With Egypt as case study, Samuels and Oliga cited in Chamisa (200) made the argument above. They claim that in situations where differences exist in the social, cultural and economic practices among countries, the meaning and significance of accounting standards would assume different dimension. They further argued that the great disparity between developed countries and developing countries in terms of society, economy and culture renders IFRS irrelevant to the developing countries.

Rightly, it can be assumed that these IFRS standards were developed with the economy of the developed countries in mind and for that matter would be very inappropriate when adopted by developing countries such as Ghana, Nigeria, Zimbabwe to mention but a few.

To what extent is this statement true considering the country used in the study conducted by Samuels and Oliga? Egypt at the time of the study had transformed their economic system from capitalistic economy to communistic economy which is the sharp contrast of capitalistic governance as practice in the United Kingdom and the United States where these standards were developed. Mention should be made that when this country changed the economic system, they changed the national environmental factors which put them in a position to benefit from the observance of IFRS. Different environments lead to different accounting objectives and standards therefore; Egypt had to change their accounting standards to suit the new national economic environment which focuses mainly on the public, thus making the observance of IFRS immaterial. Justifiably, Egypt is not sufficient to support the assertion of Samuels and Oliga.

Developing countries with their economic environment similar the economies of the developed countries specifically US and the UK, tend to benefit greatly from the adoption and observance of IFRS. The economic system, political system,

educational system, legal system, accounting system, professional associations, languages, religion, customs, and cultures of most colonial masters were imposed on their colonies of which Ghana as a former colony of Britain is no exception. Fittingly, the economic environment of Ghana and other numerous countries colonized by the British resemble if not the same as that of their former colonial masters. It is therefore in the right direction that most British former colonies have adopted the IFRS or have used them as the basis for setting their accounting standards given the fact that these standards originated from the United Kingdom and the United States.

More so, only former French colonies have adopted the French uniform accounting system (Perera, 1989). This instance stresses the important role that similarity between the economic environments of developed and developing country plays in the adoption of IFRS in developing countries. IFRS can thereby be said to be very beneficial to developing countries such as Ghana which has similar economic environment to the United Kingdom.

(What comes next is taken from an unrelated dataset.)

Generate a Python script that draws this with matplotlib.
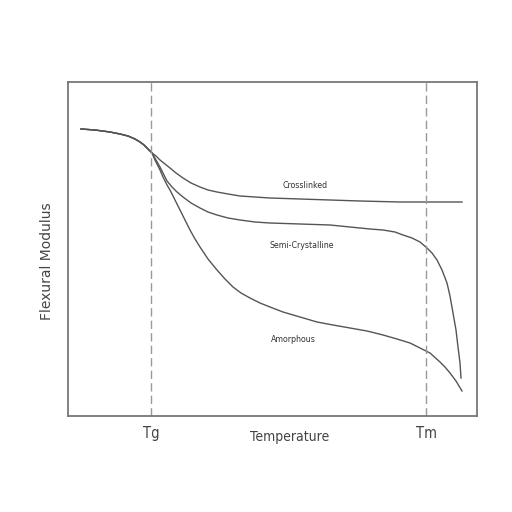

These standards impact positively on the economy of developing countries in such areas as; Inflation issues – the IAS 29 which deals with Financial Reporting in Hyperinflationary Economies. Agriculture – IAS 41 deals with Agriculture which is the major backbone of the economy of most developing countries. Disclosure – IAS 24 also discusses Related Party Disclosure

These specific standards primarily apply in developing countries in which inflation rate are very high for instance Zimbabwe, Ghana, and Nigeria. Financial reporting on agriculture is also a step in the right direction for the improvement in the reporting standards on agricultural produce considering that about sixty percent of GDPs in developing countries are derived from the agricultural sector.